First female viking found from bones excavated back in 1880s

Tales of Vikings and their mythology has long ago created the suspicion that their ranks in battlefield have also included women, not only men. Until recently they were all considered fairy tales. 

The Norse mythology has attracted much attention in the past decade, mostly due to Marvel's adaptation. What we must mention is the constant presence of female warriors, known as Valkyries on the battlefields. 

Now, for the first time, scientists have confirmed the existence of a female Viking warrior, using DNA retrieved from a 10th century skeleton buried in the Swedish Viking town, Birka.

Not only was she a professional fighter, but as she was found buried alongside two horses and surrounded by weapons, the experts say the Viking woman was once a high-ranking officer who led troops into battle.

The bones were first excavated back in the 1880s.

Despite morphological traits suggesting the skeleton was female, the nature of the grave, which contained a slew of weapons, including a sword and armor, piercing arrows have led some experts to assume the deceased Viking was male.

Inside the grave, they also found two horses (one mare, one stallion) and a full set of gaming pieces.

The inclusion of the latter stood as evidence that the warrior had a knowledge of tactics and strategy, according to the researchers.

And, it emphasized that person’s role in life as a high-ranking officer.

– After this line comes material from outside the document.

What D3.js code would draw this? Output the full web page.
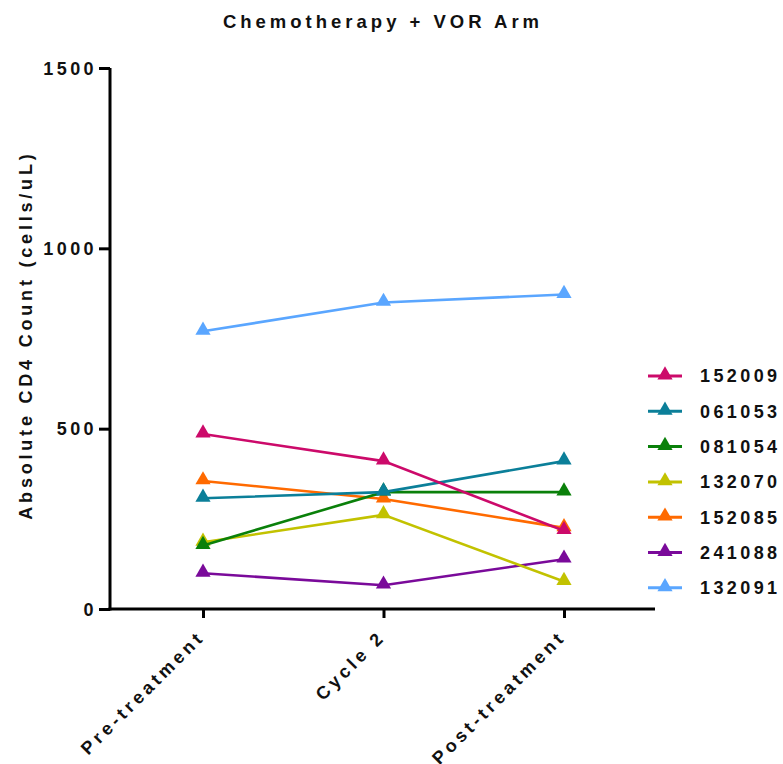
<!DOCTYPE html>
<html>
<head>
<meta charset="utf-8">
<script src="https://cdn.jsdelivr.net/npm/d3@7"></script>
<style>
  body { margin: 0; background: #fff; }
  text { font-family: "Liberation Sans", Arial, sans-serif; font-weight: bold; fill: #111; }
</style>
</head>
<body>
<div id="chart"></div>
<script>
// timepoints and patients
var timepoints = ["Pre-treatment", "Cycle 2", "Post-treatment"];
var patients = ["152009", "061053", "081054", "132070", "152085", "241088", "132091"];
var colors = ["#cc0a6a", "#0b7f99", "#0a800a", "#c2c200", "#ff6a00", "#7a0a9a", "#5aa6ff"];

// CD4 counts per patient, one per timepoint
var p152009 = [485, 410, 217];
var p061053 = [307, 324, 410];
var p081054 = [176, 324, 324];
var p132070 = [185, 261, 76];
var p152085 = [355, 305, 225];
var p241088 = [99, 66, 138];
var p132091 = [770, 850, 872];
var values = [p152009, p061053, p081054, p132070, p152085, p241088, p132091];

var yTicks = [0, 500, 1000, 1500];

var width = 783, height = 764;
var fs = 18, sp = 3.4; // wide letter spacing of the original

var svg = d3.select('#chart')
  .append('svg')
  .attr('width', width)
  .attr('height', height);

var x = d3.scalePoint().domain(timepoints).range([203, 564]);
var y = d3.scaleLinear().domain([0, 1500]).range([609, 68]);

// title
svg.append('text')
  .attr('x', 381 + 2)
  .attr('y', 28)
  .attr('text-anchor', 'middle')
  .style('font-size', '18.5px')
  .style('letter-spacing', '4px')
  .text('Chemotherapy + VOR Arm');

// y axis
var yAxis = svg.append('g')
  .attr('transform', 'translate(110,0)')
  .call(d3.axisLeft(y).tickValues(yTicks).tickFormat(d3.format('d')).tickSize(11).tickPadding(2));
yAxis.select('.domain').attr('stroke-width', 3).attr('d', 'M0,' + y(1500) + 'V' + (y(0) + 1.5));
yAxis.selectAll('.tick line').attr('stroke-width', 3);
yAxis.selectAll('.tick text')
  .style('font-size', fs + 'px')
  .style('letter-spacing', sp + 'px')
  .attr('dy', '0.35em');

// x axis
var xAxis = svg.append('g')
  .attr('transform', 'translate(0,609)')
  .call(d3.axisBottom(x).tickSize(9).tickFormat(''));
xAxis.select('.domain').attr('stroke-width', 3).attr('d', 'M108.5,0H655');
xAxis.selectAll('.tick line').attr('stroke-width', 3);

svg.selectAll('.xlab')
  .data(timepoints)
  .enter()
  .append('text')
  .attr('class', 'xlab')
  .attr('text-anchor', 'end')
  .attr('transform', function(d) { return 'translate(' + (x(d) + 3) + ',638) rotate(-45)'; })
  .style('font-size', fs + 'px')
  .style('letter-spacing', '3.8px')
  .text(function(d) { return d; });

// y label
svg.append('text')
  .attr('transform', 'translate(32,' + (337 - 1.9) + ') rotate(-90)')
  .attr('text-anchor', 'middle')
  .style('font-size', fs + 'px')
  .style('letter-spacing', '3.8px')
  .text('Absolute CD4 Count (cells/uL)');

var tri = d3.symbol().type(d3.symbolTriangle).size(100);

var line = d3.line()
  .x(function(d, i) { return x(timepoints[i]); })
  .y(function(d) { return y(d); });

// first patient drawn last so it sits on top, as in the original
var order = d3.range(values.length).reverse();

var series = svg.selectAll('.series')
  .data(order)
  .enter()
  .append('g')
  .attr('class', 'series');

series.append('path')
  .attr('d', function(k) { return line(values[k]); })
  .attr('fill', 'none')
  .attr('stroke', function(k) { return colors[k]; })
  .attr('stroke-width', 2.6);

series.each(function(k) {
  d3.select(this).selectAll('path.pt')
    .data(values[k])
    .enter()
    .append('path')
    .attr('class', 'pt')
    .attr('d', tri)
    .attr('fill', colors[k])
    .attr('transform', function(v, j) { return 'translate(' + x(timepoints[j]) + ',' + (y(v) - 1) + ')'; });
});

// legend
var legend = svg.selectAll('.leg')
  .data(patients)
  .enter()
  .append('g')
  .attr('class', 'leg')
  .attr('transform', function(d, i) { return 'translate(648,' + (376 + i * 35.3) + ')'; });

legend.append('line')
  .attr('x1', 0).attr('x2', 34)
  .attr('stroke', function(d, i) { return colors[i]; })
  .attr('stroke-width', 3);

legend.append('path')
  .attr('d', tri)
  .attr('transform', 'translate(17,-1)')
  .attr('fill', function(d, i) { return colors[i]; });

legend.append('text')
  .attr('x', 52)
  .attr('dy', '0.36em')
  .style('font-size', fs + 'px')
  .style('letter-spacing', sp + 'px')
  .text(function(d) { return d; });
</script>
</body>
</html>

In the new study, published to the American Journal of Physical Anthropology, researchers set out to confirm the sex of the Viking remains.

By analyzing DNA collected from the skeleton’s left canine and left humerus, the team discovered that the individual had two X chromosomes and no Y chromosome – or, in other words, the warrior was female.

Despite her role as a military leader, the Viking skeleton had no signs of trauma from before or at the time of death.

But, they say this is not uncommon for the burials at Birka.

The new study now puts to rest a long-running debate on the existence of female Viking warriors, the researchers explain.